Спасибо тебе, голубчик Модя, за все твои письма. Я не совсем благополучно совершил путешествие из Каменки сюда. В вагоне разболелся до того, что бредил, к ужасу пассажиров, и в Харькове пришлось остановиться. Но, как всегда, проспавшись и принявши обычные меры, на другой день проснулся здоровый. Я думаю, что это была острая желудочная лихорадка. Так как вследствие остановки денег не хватило, то должен был посылать за Слатиным, дир. муз. общества, и, кажется, благодаря этому обстоятельству, придется дирижировать в конце поста в Харькове. Слатин и его жена оказали столько внимания и любезности, что не хватило духу отказаться. В Москве не останавливался и только телеграммой вызвал Юргенсона, который, между прочим, и принес твои письма. Меня невероятно тянет в Петербург, невероятно хочется очутиться сейчас же у вас, – но благоразумие заставляет отложить поездку на две недели. 14 февраля я дирижирую в Москве и через неделю уже должен быть там на репетиции. Надо же хоть немножко очухаться и прийти в себя! Да потом, у меня теперь совсем нет денег. На первой неделе Осип Иванович их получит, и я явлюсь к вам в конце второй недели поста, вооруженный хотя сравнительно небольшой, но все-таки почтенной суммой, и улажу все ваши финансовые дела. Спасибо за твои бодрящие слова относительно композиторства, – увидим! А пока подумай в свободное время о либретто. Что-нибудь оригинальное и глубоко трогательное. Покамест я ради наживы буду сочинять мелкие пьесы и романсы, потом сочиню вновь задуманную симфонию, потом оперу, а потом, пожалуй, и покончу.

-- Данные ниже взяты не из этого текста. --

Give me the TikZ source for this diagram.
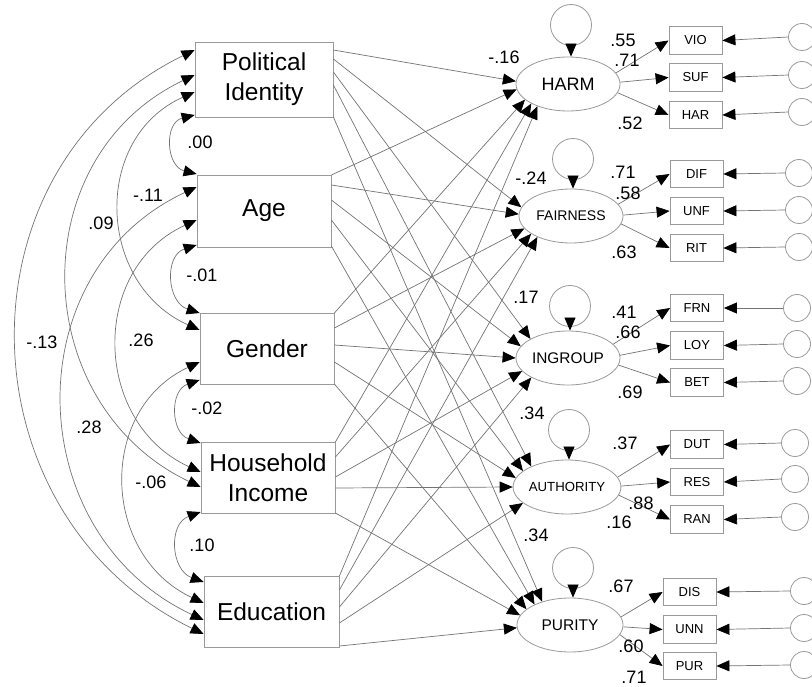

Но нужно, чтобы сюжет оперный глубоко затронул меня. «Венецианского купца» что-то не хочется.
<…> На будущей неделе придется посетить Володю Шиловского. Это меня волнует и пугает. Скажи: страшно он изменился? в чем проявляется водяная? Боюсь слез и вообще этого свидания. Неужели нет никакой надежды? Ответь, голубчик, на эти вопросы.
Владимир Степанович Шиловский, игравший такую значительную роль в жизни Петра Ильича в конце шестидесятых и начале семидесятых годов, с тех пор что обратился в графа Васильева-Шиловского, женившись на последней представительнице рода графов Васильевых, редко виделся со своим бывшим учителем. Это не было результатом какого-нибудь резкого разлада. Без всякого повода они разошлись, влекомые в разные стороны интересами и стремлениями, ничего общего между собой не имеющими. В январе 1893 года до меня дошел слух, что Владимир Степанович тяжко болен. Я посетил его и застал медленно умиравшим. Он сам мне сказал, что приговорен. Я написал об этом Петру Ильичу. При побывке в Москве в середине февраля 1893 года он посетил своего прежнего ученика и, тронутый изъявлением радости последнего при встрече, еще более величавым спокойствием, с которым он относился к безнадежности своего положения, вернулся к прежней интимной дружбе, которая порвалась только со смертью графа в июне 1893 года.